The Come Up Episode 5 Video Transcript
Scrappy Jackson: What’s up, what’s up, what’s up, I’m Scrappy. And this is the Come Up. Entrepreneurs on the rise throughout Southwest Florida. We have ’em for you. They’re fascinating. They’re genuine. They’re innovative. Content with Teeth, a real innovative marketing company. They do content marketing. They’re our sponsor, and they’re doing it really big. Just like this fat head behind me. Today’s guest is an entrepreneur. That’s doing big things as well. His name is Greg Degnan. He’s from the University of Florida. He’s a teacher. He does really interesting things in South Beach, Fort Myers and Hollywood with his schools. Greg. Welcome.
Greg Degnan: Thanks, Scrappy. Great to be here.

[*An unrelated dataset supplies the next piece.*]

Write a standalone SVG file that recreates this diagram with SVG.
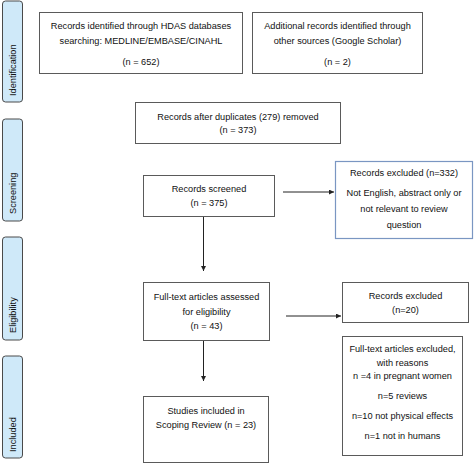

Scrappy Jackson: Yeah, it’s really great for you to be here as well. And, uh, my first question is, you know, you went to the University of Florida. You got a great education. What did you do from jump right at the beginning?
Greg Degnan: Great. Yeah, go Gators. I’m a graduate. I’m a proud Gator graduate in 1991. I was there. I had, Emmitt Smith actually in one of my classes, but, yeah, as when I graduated in 91, the majority of my friends, and peers were going off to get jobs, you know, in Miami, Orlando, Atlanta, whatever city they could, but I really wanted to travel. So I took off, I got a passport and I started just traveling all over. I was all, I went all over Latin America to almost every country in Latin America, all over Europe. At that time they had the Interrail pass. So we traveled to other countries and I also hit Asia and interesting. My first job real job was with a dream team in, uh, Barcelona.
Scrappy Jackson: Oh, cool. Very cool. So tell us about the dream team. That’s amazing.
Greg Degnan: Yeah, it was awesome. I got to meet all the players. I mean, my job was nothing special. I was in logistics, transportation, kind of getting the players around. I wrote a short book about it called, chasing the dream team, but I had some great moments. You know, just speaking with Magic and Clyde Drexler and some of these guys. I actually was translating for them. Cause one of the things that, because it was in Spain, I had Spanish. So when the players would go out and try to communicate, I would help them. A lot of funny stories and, I just saw Magic has a documentary now on Apple TV, it’s called, They Call Me Magic. It’s an amazing documentary and I’m, I have a little cameo in there. I’m younger. Yeah.
Scrappy Jackson: That’s awesome. So a lot of students, they go abroad. They wanna have some fun. Right out of college. They’re not sure what they wanna do. Do you do the same thing or you looking to find yourself or do you know exactly what you wanted to do with your career at that point?
Greg Degnan: Uh, yeah. Great question. I, I just want, I wasn’t ready to go to an office. I studied finance at UF at University of Florida, and I just really wanted to travel after being in school for so long. And in fact, I had no idea what I wanted to do, and what I found very quickly is the easiest job to get as you’re traveling is an English teacher. Because everybody, you know, in different countries speak different languages. And at that time, especially, they all wanted to learn English. So I would just ride the train in Europe, for example. And if a city looked nice, like I would stop in Budapest, get off. And within a day or two, I would have a job as an English teacher, which was really amazing. And it taught me, you know, to start to love teaching. Cause before that I had no experience teaching English, but I learned, you know, the methodology, teaching English to international students of all ages, different group sizes. And it really helped my public speaking and presence as well.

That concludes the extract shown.